II. Report of the Secretary of State
The Secretary of state having had under consideration the two letters of Oct. 13. 1789. from the President of the U. S. to Mr. Gouverneur Morris, and those from Mr. Morris to the President of Jan. 22. Jan. 22.1 Apr. 7. 13. May. 1. 29. July 3. Aug. 16. and Sep. 18. referred to him by the President, makes the following Report thereon.
The President’s letters of Jan. 22.2 authorized Mr. Morris to enter into conference with the British ministers in order to discover their sentiments on the following subjects.
1. Their detention of the Western posts contrary to the treaty of peace.
2. Indemnification for the negroes carried off against the stipulations of the same treaty.
3. A treaty for the regulation of the commerce between the two countries.
4. The exchange of a Minister.
The letters of Mr. Morris beforementioned state the communications, oral and written, which have passed between him and the ministers and from these the Secretary of state draws the following inferences.
1. That the British court is decided not to surrender the posts in any event; and that they will urge as a pretext that tho our courts of justice are now open to British subjects, they were so long shut after the peace as to have defeated irremediably the recovery of debts in many cases. They suggest indeed the idea of an indemnification on our part. But probably were we disposed to admit their right to indemnification, they would take care to set it so high as to ensure a disagreement.

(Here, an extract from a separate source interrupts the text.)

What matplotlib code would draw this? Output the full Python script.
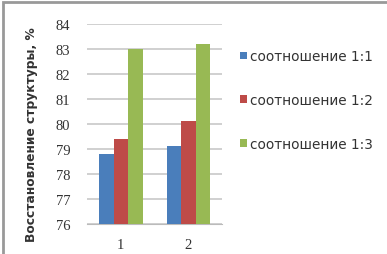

2. That as to indemnification for the negroes, their measures for concealing them in the first instance were so efficacious, as to reduce our demand for them, so far as we can support it by direct proof, to be very small indeed. It’s smallness seems to have kept it out of discussion. Were other difficulties removed, they would probably make none of this article.
3. That they equivocate on every proposal of a treaty of commerce, and authorize in their communications with Mr. Morris the same conclusions which have been drawn from those they had had from time to time with Mr. Adams, and those through Majr. Beckwith: to wit, that they do not mean to submit their present advantages in commerce to the risk which might attend a discussion of them, whereon some reciprocity could not fail to be demanded. Unless indeed we would agree to make it a treaty of alliance, as well as of commerce, so as to undermine our obligations with France. This method of stripping that rival nation of it’s alliances they tried successfully with Holland, endeavoured at with Spain, and have plainly and repeatedly suggested to us. For this they would probably relax some of the rigours they exercise against our commerce.

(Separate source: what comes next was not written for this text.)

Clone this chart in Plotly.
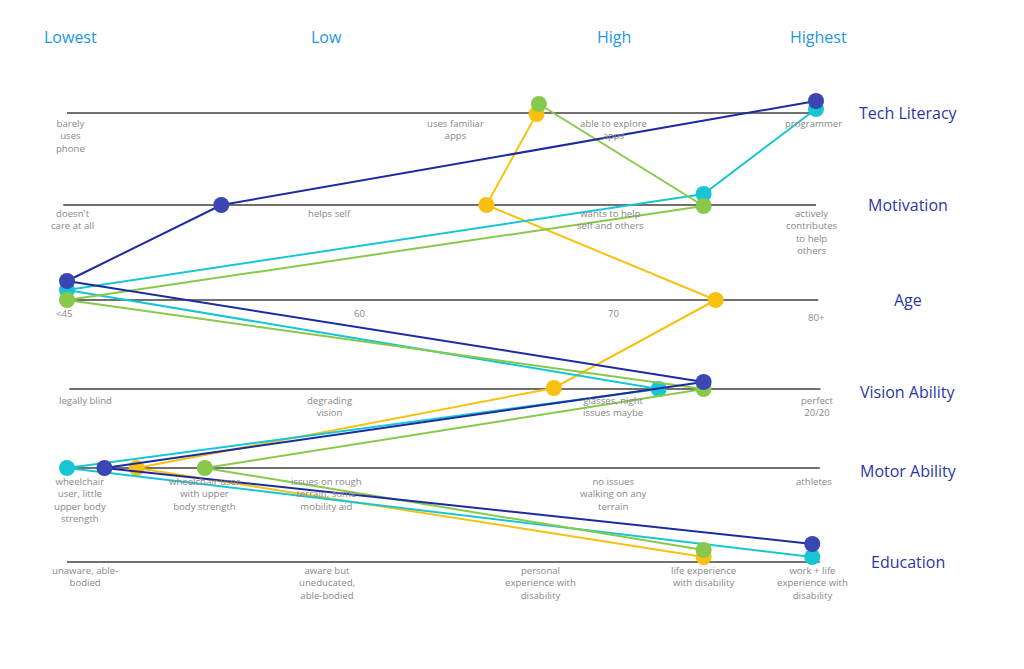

4. That as to a Minister, their Secretary for foreign affairs is disposed to exchange one, but meets with opposition in his cabinet, so as to render the issue uncertain.
From the whole of which the Secretary of state is of opinion
That Mr. Morris’s letters remove any doubts which might have been entertained as to the intentions and dispositions of the British cabinet.
That it would be dishonourable to the U.S. useless, and even injurious, to renew the propositions for a treaty of commerce, or for the exchange of a minister: and that these subjects should now remain dormant, till they shall be brought forward earnestly by them.
That the demands of the posts, and of indemnification for the negroes should not be again made till we are in readiness to do ourselves the justice which may be refused.
That Mr. Morris should be informed that he has fulfilled the object of his agency to the satisfaction of the President, inasmuch as he has enabled him to judge of the real views of the British cabinet, and that it is his pleasure that the matters committed to him be left in the situation in which the letter shall find them.
That a proper compensation be given to Mr. Morris for his services herein, which having been begun on the 22d. of January and ended the 18th. of September, comprehend a space of near 8. months: that the allowance to an Agent may be properly fixed any where between the half and the whole of what is allowed to a Chargé d’affaires; which, according to the establishment of the U.S. at the time of this appointment was at the rate of 3000. Dollars a year: consequently that such a sum of between one and two thousand dollars be allowed him as the President shall deem proper, on a view of the interference which this agency may have had with Mr. Morris’s private pursuits in Europe.
Dec. 15. 1790.
MS (DNA: RG 59, MLR); docketed by Lear. Tr (DNA: RG 59, SDC Entry in SJPL reads: “[Dec.] 15. Opinion Th: J. on Gouvr. Morris negociation with Gr.Br.”
1. The repetition of the date was intentional. See note and enclosures to Document i.
2. Thus in MS. TJ meant to allude to Washington’s letter of credence and his letter of instructions to Morris, both dated 13 Oct. 1789.